Weitz and Watkins describe the Web as a vast collection of objects that digitally represent the virtual world. Search engines are still focused on looking at connecting links between pages and not the individual objects -- but that will change.

Search engines need to take masses of unstructured data found across the Web and make it actionable. The technology driving the engine should have the ability to identify a search intent past the initial act of the search and identify an action. For example, someone searches for a restaurant. The engine should also have the ability to identify what the user wants to book a hotel reservation. This makes search less about searching and more about doing.

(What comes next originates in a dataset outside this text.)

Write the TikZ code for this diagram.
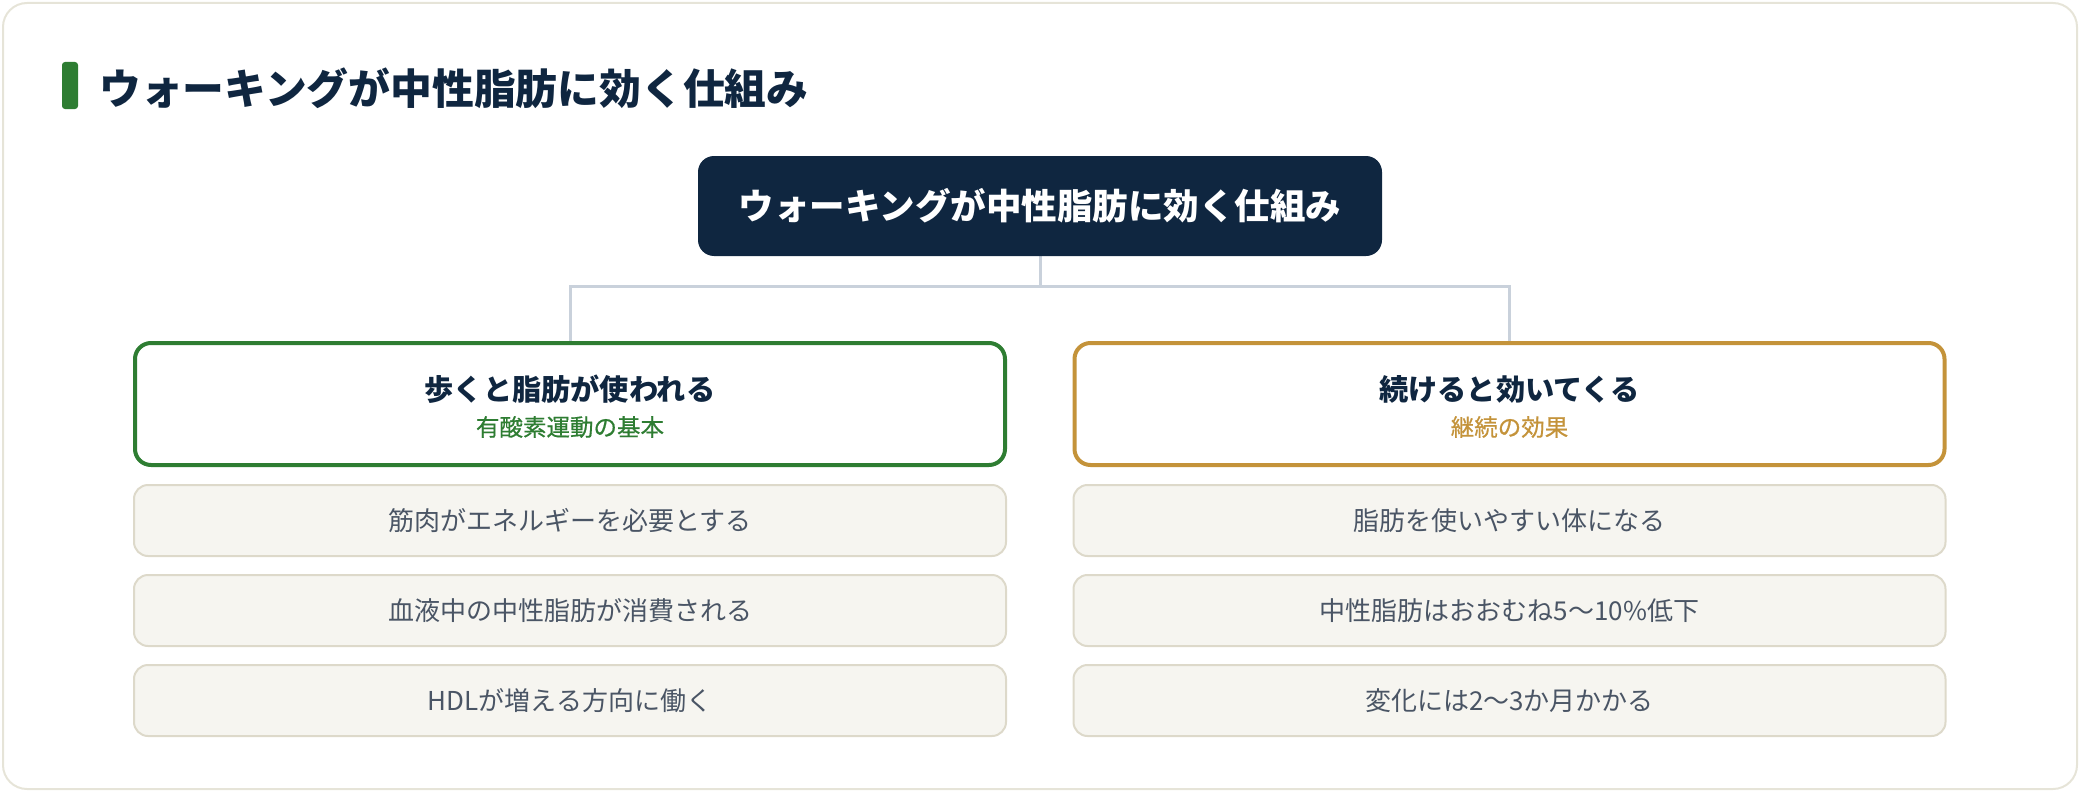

Yahoo is working to make that happen. Shashi Seth, senior vice president of Search at Yahoo, made some predictions. In the next five years, the search experience will become dramatically different. Mobile search will overtake Web search, doubling in the next five years. While Web search continues to grow between 11% and 12% year-on-year, mobile search is growing at 100%. Search engines will move from indexing the Web to building content indexes -- something Yahoo has already begun to do. "No one wants to see a pair of links when the results could be more precise such as video," he said. "Pre-search and post-search will get tacked on to search."

The average time it takes to render a query in Yahoo Search Direct is about 250 milliseconds. Yahoo has found that when the search engine gives back time to the searcher, the searcher searches longer. Along with the searches, ad calls rise as well.

Yahoo is bringing indexed content to the top of search results. Through this tactic, Yahoo returns on target 30% of all its queries. By the end of the year, Seth believes Yahoo will hit 50% of all its queries.

Seth also demonstrated a local search product built with the mindset of allowing searches without entering one letter or keyword. Yahoo wants to change the focus to answers, not links. "We believe that in the next three years, more than 50% of queries will not have a link," he said. "That does have deep implications for marketers, but it's where Yahoo is headed."

At Google, that implication means pushing ads to the top of search queries. For every commercial query, the best result should be an ad, according to Matt Ackley, head of product marketing at Google.